Pero la solidaridad, ese término que las altas instancias siguen utilizando hasta el abuso más sonrojante, parece que todavía no se ha desvirtuado allí donde se guisan las pequeñas políticas. Sin esperar a que el reparto haya quedado aprobado, Vitoria -con su provincia- ha sido uno de esos pequeños puntos de esta parte del mundo que no ha tenido dudas en abrir los brazos. El Ayuntamiento forma ya parte de la red de ciudades-refugio gracias al acuerdo de todas sus fuerzas y, calculando que podrían ser diez las familias a las que podría acoger, ha empezado a elaborar un plan de asistencia en coordinación con organizaciones con experiencia en integración y convivencia. Entre ellas, Cáritas. El brazo social de la diócesis de Vitoria ha decidido formar parte activa del engranaje de respuesta al grito de auxilio de los exiliados, como lo hizo en los noventa durante la Guerra de los Balcanes, con su participación en las labores de acogida de bosnios y de albanokosovares. Es una cuestión de “sentido humanitario y de coherencia evangélica”, apostilló ayer el obispo, Miguel José Asurmendi.

Y los recelos dan igual, esa reacción que a priori nace en algunos ciudadanos por lo desconocido, por la miseria. Como si se tratara de una respuesta a las declaraciones hace unos días del exalcalde de Gasteiz, Javier Maroto, que conminó a anteponer medidas de seguridad a cualquier gesto fraterno porque entre los refugiados “hay sirios que vienen a poner bombas”, Asurmendi defendió la grandeza de la hermandad universal. Y lo hizo recordando una reflexión reciente del Papa Francisco. “Qué hermosas son las ciudades que superan la desconfianza enfermiza e integran a los diferentes y que hacen de esa integración un nuevo factor de desarrollo (...) Están llenas de espacios que conectan, relacionan y favorecen el reconocimiento del otro”. Una forma de entender la vida en comunidad que precisamente el nuevo Ayuntamiento de Vitoria ha querido hacer suya, tratando de dejar atrás aquella época en la que hubo quienes utilizaron la confrontación con las personas inmigrantes como un arma electoralista.

La teoría, en cualquier caso, debe ir refrendada con hechos. Y eso es lo que el obispo espera de los fieles. Una actitud proactiva, de la que también habló el Papa Francisco. “Ante la tragedia de decenas de miles de refugiados que huyen de la muerte por la guerra y el hambre y están en camino hacia una esperanza de vida, el Evangelio nos llama a ser prójimos de los más pequeños y abandonados.
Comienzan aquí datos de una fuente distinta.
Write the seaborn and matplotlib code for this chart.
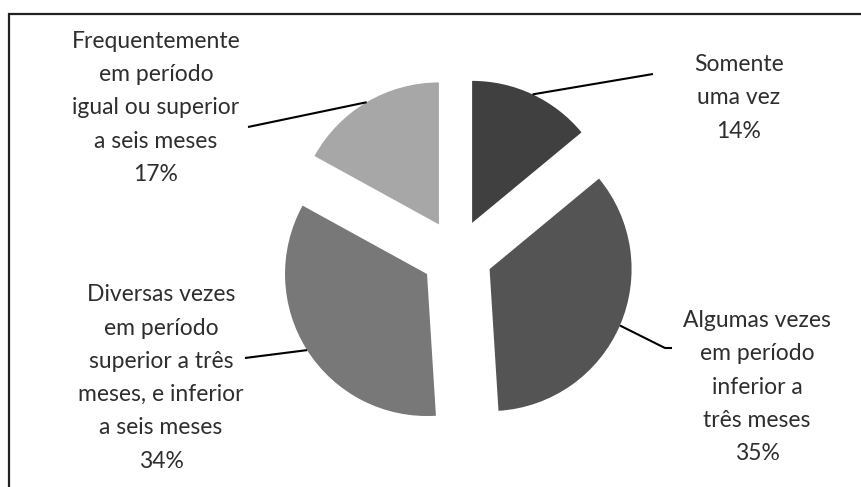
import matplotlib
matplotlib.use("Agg")
import matplotlib.pyplot as plt
import seaborn as sns
import numpy as np

# Survey answers: how often the event happened
categories = [
    "Somente\numa vez",
    "Algumas vezes\nem período\ninferior a\ntrês meses",
    "Diversas vezes\nem período\nsuperior a três\nmeses, e inferior\na seis meses",
    "Frequentemente\nem período\nigual ou superior\na seis meses",
]
shares = [14, 35, 34, 17]
slice_colors = ["#404040", "#545454", "#787878", "#a7a7a7"]

sns.set_theme(style="white")
plt.rcParams["font.family"] = ["Lato", "DejaVu Sans"]

W, H = 861, 487
fig = plt.figure(figsize=(W / 100, H / 100), dpi=100)
ax = fig.add_axes([0, 0, 1, 1])

center = (457, 232)
radius = 142
gap = 35.5  # explode distance (data units)
wedges, _ = ax.pie(
    shares,
    colors=slice_colors,
    startangle=90,
    counterclock=False,
    explode=[gap] * len(shares),
    radius=radius,
    center=center,
    wedgeprops=dict(linewidth=0),
)
ax.set_xlim(0, W)
ax.set_ylim(0, H)
ax.set_aspect("equal")
ax.set_axis_off()

# label blocks: (text-centre x, block-centre y, leader end points)
label_layout = [
    (739, 389, [(653, 413)]),
    (757, 100, [(665, 139), (672, 139)]),
    (161, 109, [(245, 129)]),
    (156, 379, [(248, 360)]),
]
text_color = "#2e2e2e"
for w, cat, share, (tx, ty, ends) in zip(wedges, categories, shares, label_layout):
    mid = np.deg2rad((w.theta1 + w.theta2) / 2)
    sx = w.center[0] + w.r * np.cos(mid)
    sy = w.center[1] + w.r * np.sin(mid)
    xs = [sx] + [e[0] for e in ends]
    ys = [sy] + [e[1] for e in ends]
    ax.plot(xs, ys, color="black", lw=1.5, solid_capstyle="butt")
    ax.text(tx, ty, f"{cat}\n{share}%", ha="center", va="center",
            fontsize=16.5, color=text_color, linespacing=1.72)

# outer frame: top and left edges
ax.plot([9, 9, W], [0, H - 14, H - 14], color="#222222", lw=1.6,
        solid_joinstyle="miter", clip_on=False)

fig.savefig("out.png", dpi=100)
A darles una esperanza concreta. No vale decir sólo: ¡Ánimo, paciencia! La esperanza cristiana es combativa con la tenacidad de quien va hacia una meta segura”, dijo hace poco. Y bueno, parece que en Vitoria, con o sin fe católica, ya hay quienes han dado muestras de su altruismo. Asurmendi informó de que Cáritas está canalizando “ofrecimientos que están surgiendo en la comunidad diocesana”. Propuestas para abrir la puerta de casa a las personas refugiadas que se suman a las que otros ciudadanos han hecho a través del propio Ayuntamiento.

A partir de ahí, no obstante, el obispo es de los que piensa que las cosas hay que hacerlas muy bien, con los cimientos perfectamente colocados. En un discurso, en eso sí, más parecido al del PP gasteiztarra, advirtió de que la complejidad de la situación exige “respuestas y soluciones que no se pueden improvisar y que se han de realizar con responsabilidad y visión de futuro”. En juego están la dignidad e integridad de quienes han huido del estruendo de las bombas, familias rotas llevadas al límite. “Por encima de todo, hemos de proporcionarles una acogida acorde a su dignidad personal y sus necesidades concretas”, insistió Asurmendi. De manera “urgente”, porque “es una emergencia”, pero “adecuadamente”.

Y en ésas está el Ayuntamiento de Vitoria y la Diputación alavesa, que ya activó su fondo de emergencia social para proporcionar cobertura a todos los municipios del territorio que quieran acoger a personas refugiadas. Es, en realidad, el único grano que pueden aportar en una montaña cuya cima jamás podrán escalar. Arriba es donde están los responsables de la masacre y de la desatención, los que expulsan y los que no reciben, los que inventan un estado y los que creen que el proyecto europeo corre el peligro de irse pique, los que matan y los que dejan morir. “Pero urge reflexionar y tomar activa conciencia de las causas que están generando esta situación”, apostilló Asurmendi, “y hace falta además de ayuda un compromiso por generar relaciones y estructuras acordes con los derechos humanos de todas las personas”.